LaRouche in 2007: Mortgage Fraud
Can Topple System
Oct. 7—The shaking of the entire underpinnings of the U.S. mortgage market, due to massive numbers of fraudulent home foreclosures, compounded by the creation of the mortgage-backed securities (MBS) bubble, was anticipated by Lyndon LaRouche as far back as November of 2007. At that time, Federal Judge Christopher A. Boyko had dismissed 14 home foreclosure cases in Cleveland, Ohio, based on the doubt that the foreclosing bank, Deutsche Bank National Trust Co., actually held title to the houses which it was foreclosing. The judge ruled that there was no proper recording with local government officials, of the property titles, mortgage contracts, and assignment of ownership.
LaRouche commented at the time that this "smells of a major problem." There is legitimate suspicion that loans that have not been recorded in local registries, have been sold as part of a securitized package, over and over again, leading to liabilities that exceed assets by enormous amounts. "These people have been caught with their pants down," LaRouche declared.
LaRouche stressed that, implicitly, the Ohio case involves much more than the judge's interpretation. The question posed is whether banks have been duplicating the use of assets. Any suspicion and doubt about this is enough in itself, to bring the system down.

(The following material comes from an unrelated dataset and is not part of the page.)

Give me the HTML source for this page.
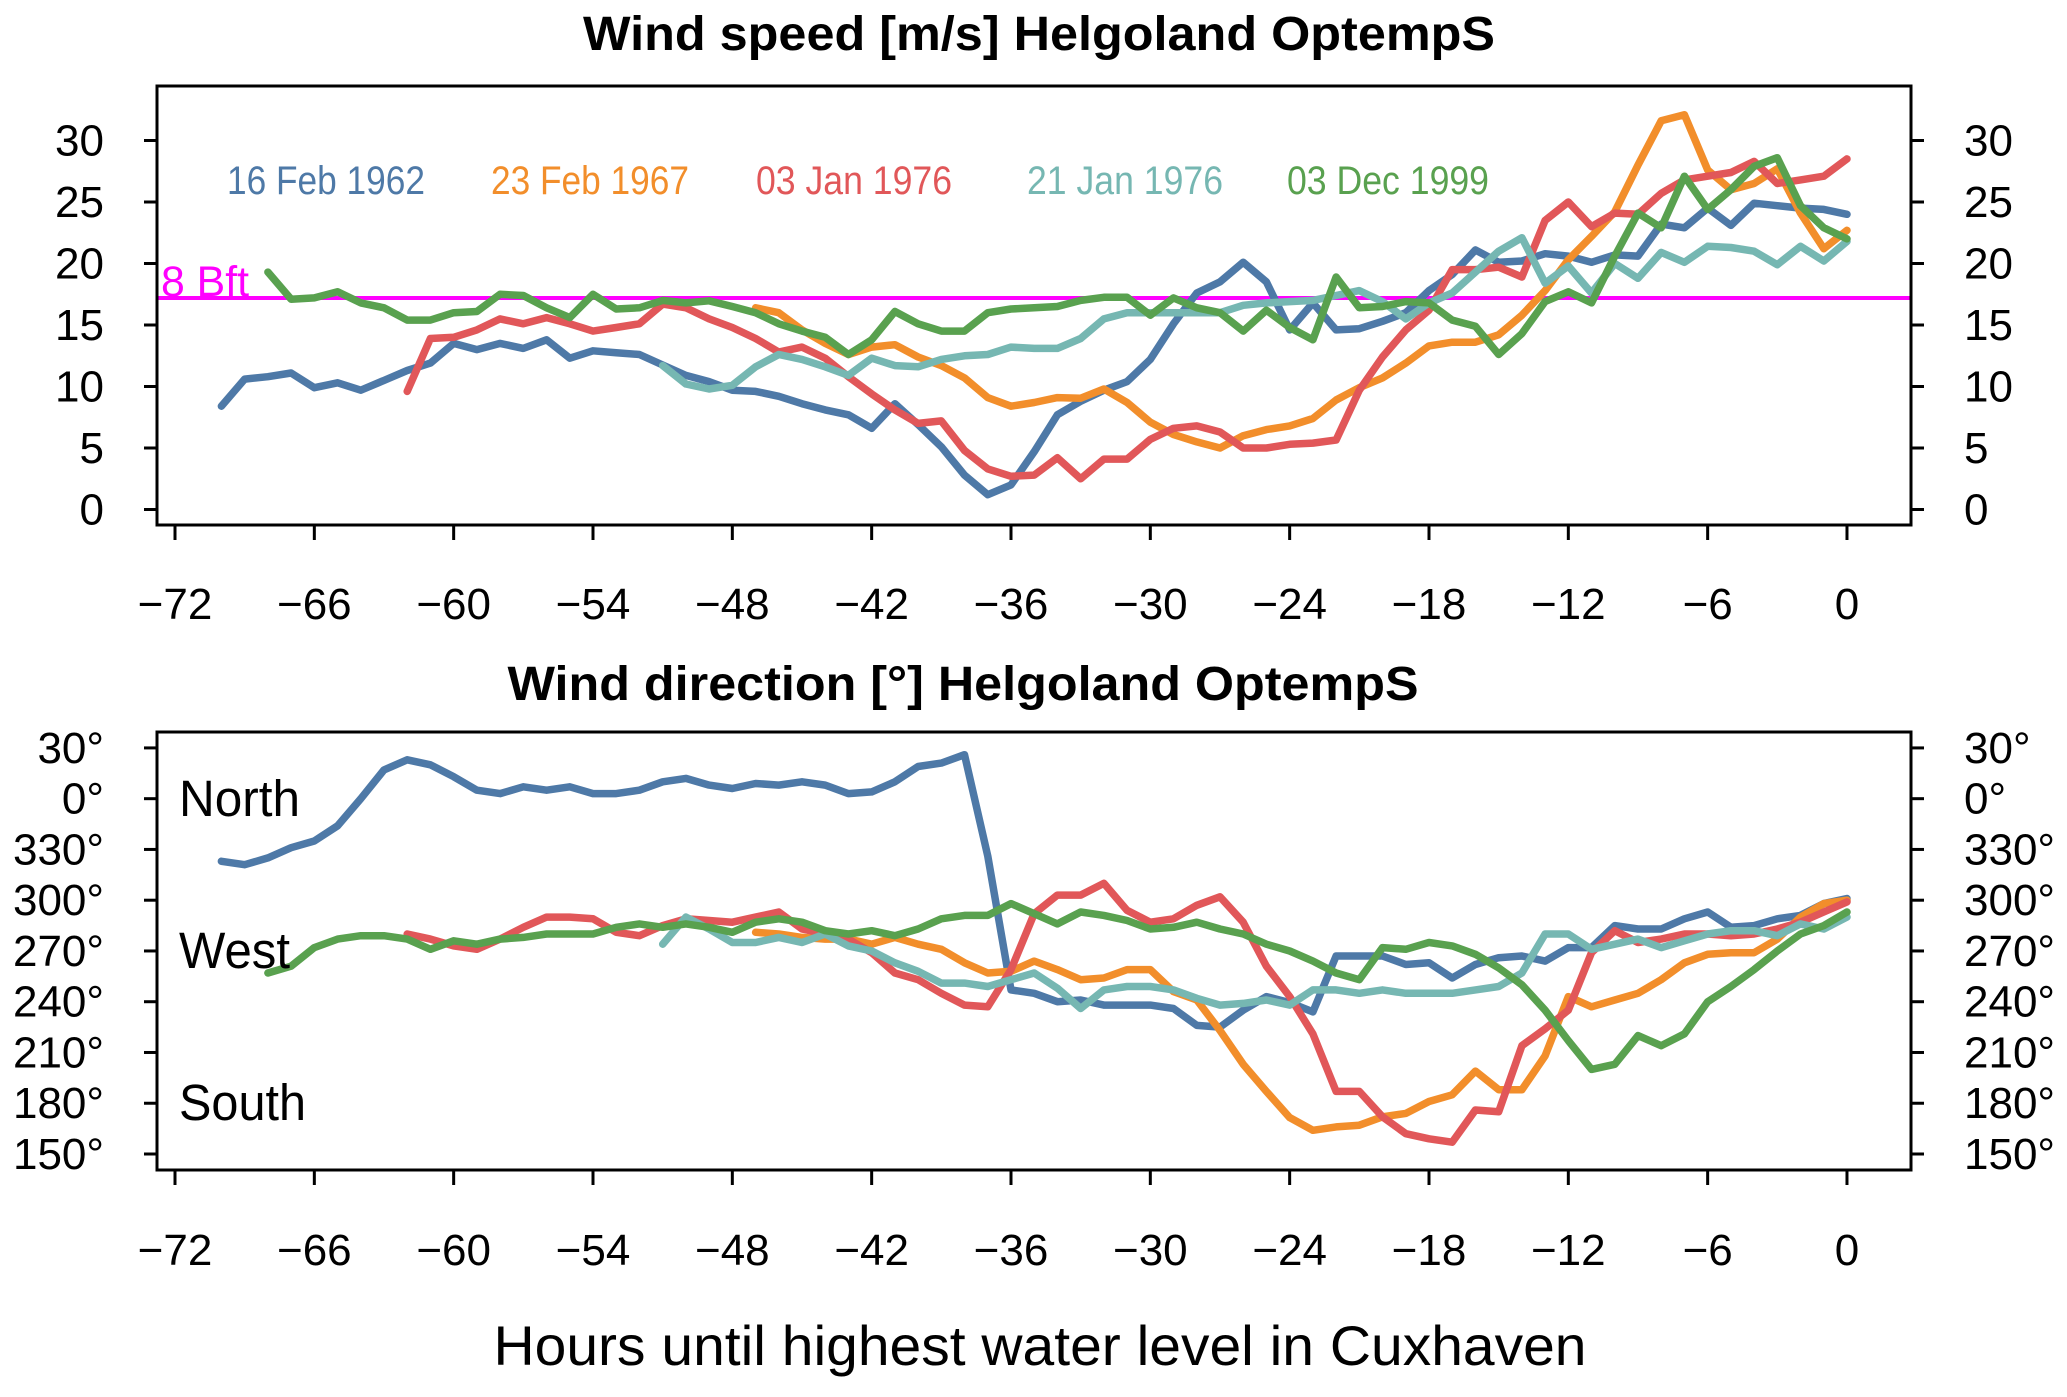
<!DOCTYPE html>
<html><head><meta charset="utf-8"><style>
html,body{margin:0;padding:0;background:#fff;}
svg{display:block;font-family:"Liberation Sans",Arial,sans-serif;}
</style></head><body>
<svg id="chart" width="2067" height="1397" viewBox="0 0 2067 1397" xmlns="http://www.w3.org/2000/svg">
<rect x="0" y="0" width="2067" height="1397" fill="#fff"/>
<text x="1039" y="50" text-anchor="middle" font-size="48" font-weight="bold" textLength="912" lengthAdjust="spacingAndGlyphs">Wind speed [m/s] Helgoland OptempS</text>
<text x="963" y="700" text-anchor="middle" font-size="48" font-weight="bold" textLength="911" lengthAdjust="spacingAndGlyphs">Wind direction [°] Helgoland OptempS</text>
<text x="1040" y="1365" text-anchor="middle" font-size="56" textLength="1093" lengthAdjust="spacingAndGlyphs">Hours until highest water level in Cuxhaven</text>
<g id="top"></g>
<g id="bottom"></g>
<g id="legend">
<text x="227" y="194" font-size="40" fill="#4e79a7" textLength="198" lengthAdjust="spacingAndGlyphs">16 Feb 1962</text>
<text x="491" y="194" font-size="40" fill="#f28e2b" textLength="198" lengthAdjust="spacingAndGlyphs">23 Feb 1967</text>
<text x="756" y="194" font-size="40" fill="#e15759" textLength="196" lengthAdjust="spacingAndGlyphs">03 Jan 1976</text>
<text x="1027" y="194" font-size="40" fill="#76b7b2" textLength="196" lengthAdjust="spacingAndGlyphs">21 Jan 1976</text>
<text x="1287" y="194" font-size="40" fill="#59a14f" textLength="202" lengthAdjust="spacingAndGlyphs">03 Dec 1999</text>
</g>
<text x="179" y="816" font-size="51" textLength="121" lengthAdjust="spacingAndGlyphs">North</text>
<text x="179" y="968" font-size="51" textLength="111" lengthAdjust="spacingAndGlyphs">West</text>
<text x="179" y="1120" font-size="51" textLength="127" lengthAdjust="spacingAndGlyphs">South</text>
</svg>
<script>
const xTicks = [-72,-66,-60,-54,-48,-42,-36,-30,-24,-18,-12,-6,0];
const speedTicks = [0,5,10,15,20,25,30];
const dirTicks = [390,360,330,300,270,240,210,180,150];
const dirTickLabels = ["30°","0°","330°","300°","270°","240°","210°","180°","150°"];
const beaufort8 = 17.2;
const seriesNames = ["16 Feb 1962","23 Feb 1967","03 Jan 1976","21 Jan 1976","03 Dec 1999"];
const seriesColors = ["#4e79a7","#f28e2b","#e15759","#76b7b2","#59a14f"];
const seriesStart = [-70,-47,-62,-51,-68];
const speed1962 = [8.4,10.6,10.8,11.1,9.9,10.3,9.7,10.5,11.3,11.9,13.5,13.0,13.5,13.1,13.8,12.3,12.9,12.75,12.6,11.75,10.9,10.4,9.7,
 9.6,9.2,8.6,8.1,7.7,6.6,8.6,6.9,5.1,2.8,1.2,2.0,4.7,7.7,8.8,9.7,10.4,12.2,15.1,17.6,18.5,20.1,18.5,14.6,
 16.8,14.6,14.7,15.3,16.0,17.8,19.1,21.1,20.1,20.2,20.8,20.6,20.1,20.7,20.6,23.2,22.9,24.5,23.1,24.9,24.7,24.5,24.4,24.0];
const speed1967 = [16.4,16.0,14.6,13.5,12.6,13.2,13.4,12.4,11.7,10.7,9.1,8.4,8.7,9.1,9.05,9.8,8.7,7.1,6.1,5.5,5.0,6.0,6.5,6.8,
 7.4,8.9,9.9,10.7,11.9,13.3,13.6,13.6,14.2,15.8,17.8,20.3,22.2,24.2,28.0,31.6,32.1,27.6,26.0,26.5,27.7,24.1,21.2,22.7];
const speedJan1976 = [9.6,13.9,14.0,14.6,15.5,15.1,15.6,15.1,14.5,14.8,15.1,16.7,16.4,15.5,14.8,
 13.9,12.8,13.2,12.3,10.8,9.4,8.1,7.0,7.2,4.8,3.3,2.7,2.8,4.2,2.5,4.1,4.1,5.7,6.6,6.8,6.3,5.0,5.0,5.3,
 5.4,5.65,9.7,12.4,14.6,16.2,19.5,19.5,19.7,18.9,23.5,25.0,23.0,24.1,24.0,25.7,26.8,27.1,27.4,28.3,26.5,26.8,27.1,28.5];
const speed21Jan1976 = [11.7,10.2,9.8,10.1,
 11.6,12.6,12.2,11.6,10.9,12.3,11.7,11.6,12.2,12.5,12.6,13.2,13.1,13.1,13.9,15.5,16.0,16.0,16.0,16.0,16.0,16.6,16.8,16.9,
 17.0,17.4,17.8,16.9,15.5,16.8,17.6,19.3,21.0,22.1,18.4,19.8,17.6,20.0,18.8,20.9,20.1,21.4,21.3,21.0,19.9,21.4,20.2,21.8];
const speed1999 = [19.3,17.1,17.2,17.7,16.8,16.4,15.4,15.4,16.0,16.1,17.5,17.4,16.4,15.6,17.5,16.3,16.4,17.0,16.8,16.97,16.5,
 16.0,15.1,14.5,14.0,12.6,13.8,16.1,15.1,14.5,14.5,16.0,16.3,16.4,16.5,17.0,17.25,17.25,15.8,17.2,16.4,16.0,14.5,16.2,14.8,
 13.8,18.9,16.4,16.5,16.9,16.8,15.4,14.9,12.6,14.3,16.9,17.7,16.8,20.6,24.1,22.9,27.1,24.4,26.0,27.9,28.6,24.7,22.9,22.0];
const dir1962 = [323,321,325,331,335,344,0,17,23,20,13,5,3,7,5,7,3,3,5,10,12,8,6,
 9,8,10,8,3,4,10,19,21,26,326,247,245,240,241,238,238,238,236,226,225,235,243,239.5,
 234,267,267,267,262,263,254,262,266,267,264,272,272,285,283,283,289,293,284,285,289,291,298,301];
const dir1967 = [281,280,278,277,277,274,278,274,271,263,257,258,264,259,253,254,259,259,246,241,223,203,187,171.5,
 164,166,167,172,174,181,185,199,188,188,208,243,237,241,245,253,263,268,269,269,277,290,298,300];
const dirJan1976 = [280,277,273,271,277,284,290,290,289,281,279,285,289,288,287,
 290,293,283,280,277,269,257,253,245,238,237,259,292,303,303,310,294,287,289,297,302,287,261,243,
 221,187,187,172,162,159,157,176,175,214,224,235,269,282,275,277,280,280,279,280,283,287,293,299];
const dir21Jan1976 = [274,290,283,275,
 275,278,275,280,273,270,263,258,251,251,249,253,257,248,236,247,249,249,247,242,238,239,241,238,
 247,247,245,247,245,245,245,247,249,257,280,280,271,274,277,272,276,280,282,282,279,286,283,290];
const dir1999 = [257,261,272,277,279,279,277,271,276,274,277,278,280,280,280,284,286,284,286,284,281,
 287,289,287,282,280,282,279,283,289,291,291,298,292,286,293,291,288,283,284,287,283,280,274,270,
 264,257,253,272,271,275,273,268,260,250,235,217,200,203,220,214,221,240,249,259,270,280,285,293];
const speedSeries = [speed1962,speed1967,speedJan1976,speed21Jan1976,speed1999];
const dirSeries = [dir1962,dir1967,dirJan1976,dir21Jan1976,dir1999];
const seriesKeys = ["feb1962","feb1967","jan1976","jan21-1976","dec1999"];

const NS="http://www.w3.org/2000/svg";
const xL=157,xR=1911;
function xScale(h){return 175+(h+72)*23.222;}
function ySpeed(v){return 509.5-v*12.3;}
function yDir(v){return 1154-(v-150)*1.692;}
function unwrap(d){return d<120?d+360:d;}
function mk(tag,attrs,parent){const e=document.createElementNS(NS,tag);for(const k in attrs)e.setAttribute(k,attrs[k]);parent.appendChild(e);return e;}

function panel(g,top,bot,key,ticksVals,ticksLabels,yfn,series,mapV,xlabY,tickY0){
  const box=mk('rect',{x:xL,y:top,width:xR-xL,height:bot-top,fill:'none',stroke:'#000','stroke-width':3},g);
  
  
  ticksVals.forEach((v,i)=>{
    const y=yfn(v);
    const tl=mk('line',{x1:xL-13,x2:xL,y1:y,y2:y,stroke:'#000','stroke-width':3},g);
    
    
    const tr=mk('line',{x1:xR,x2:xR+13,y1:y,y2:y,stroke:'#000','stroke-width':3},g);
    
    
    const a=mk('text',{x:104,y:y+15,'text-anchor':'end','font-size':44},g);
    a.textContent=ticksLabels[i];
    
    
    const b=mk('text',{x:1964,y:y+15,'font-size':44},g);
    b.textContent=ticksLabels[i];
    
    
  });
  xTicks.forEach(h=>{
    const x=xScale(h);
    const t=mk('line',{x1:x,x2:x,y1:bot,y2:bot+tickY0,stroke:'#000','stroke-width':3},g);
    
    
    const l=mk('text',{x:x,y:xlabY,'text-anchor':'middle','font-size':44},g);
    l.textContent=(h<0?'\u2212'+(-h):String(h));
    
    
  });
  const clip=mk('clipPath',{id:'clip-'+key},g);
  mk('rect',{x:xL,y:top,width:xR-xL,height:bot-top},clip);
  series.forEach((vals,si)=>{
    const d=vals.map((v,i)=>(i?'L':'M')+xScale(seriesStart[si]+i).toFixed(1)+','+yfn(mapV(v)).toFixed(1)).join(' ');
    const p=mk('path',{d:d,fill:'none',stroke:seriesColors[si],'stroke-width':7.5,'stroke-linejoin':'round','stroke-linecap':'round','clip-path':'url(#clip-'+key+')'},g);
    
    
  });
}
const gt=document.getElementById('top');
const gb=document.getElementById('bottom');
const bl=mk('line',{x1:xL,x2:xR,y1:ySpeed(beaufort8),y2:ySpeed(beaufort8),stroke:'#ff00ff','stroke-width':4},gt);


const bt=mk('text',{x:161,y:ySpeed(beaufort8)-2,'font-size':43,fill:'#ff00ff',textLength:88,lengthAdjust:'spacingAndGlyphs'},gt);
bt.textContent='8 Bft';


panel(gt,86,525,'speed',speedTicks,speedTicks.map(String),ySpeed,speedSeries,v=>v,619,15);
panel(gb,732,1170,'direction',dirTicks,dirTickLabels,yDir,dirSeries,unwrap,1265,15);
</script>
</body></html>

When you are dealing with a situation like this, LaRouche said, you are dealing with a "breakdown crisis, and not with a management crisis." This cannot be "managed."
Even the smell of such a situation could blow the system out, LaRouche commented at that time. Due to the failure of Congress to enact LaRouche's Homeowners and Bank Protection Act, and to revive Glass-Steagall, that is now precisely what is happening.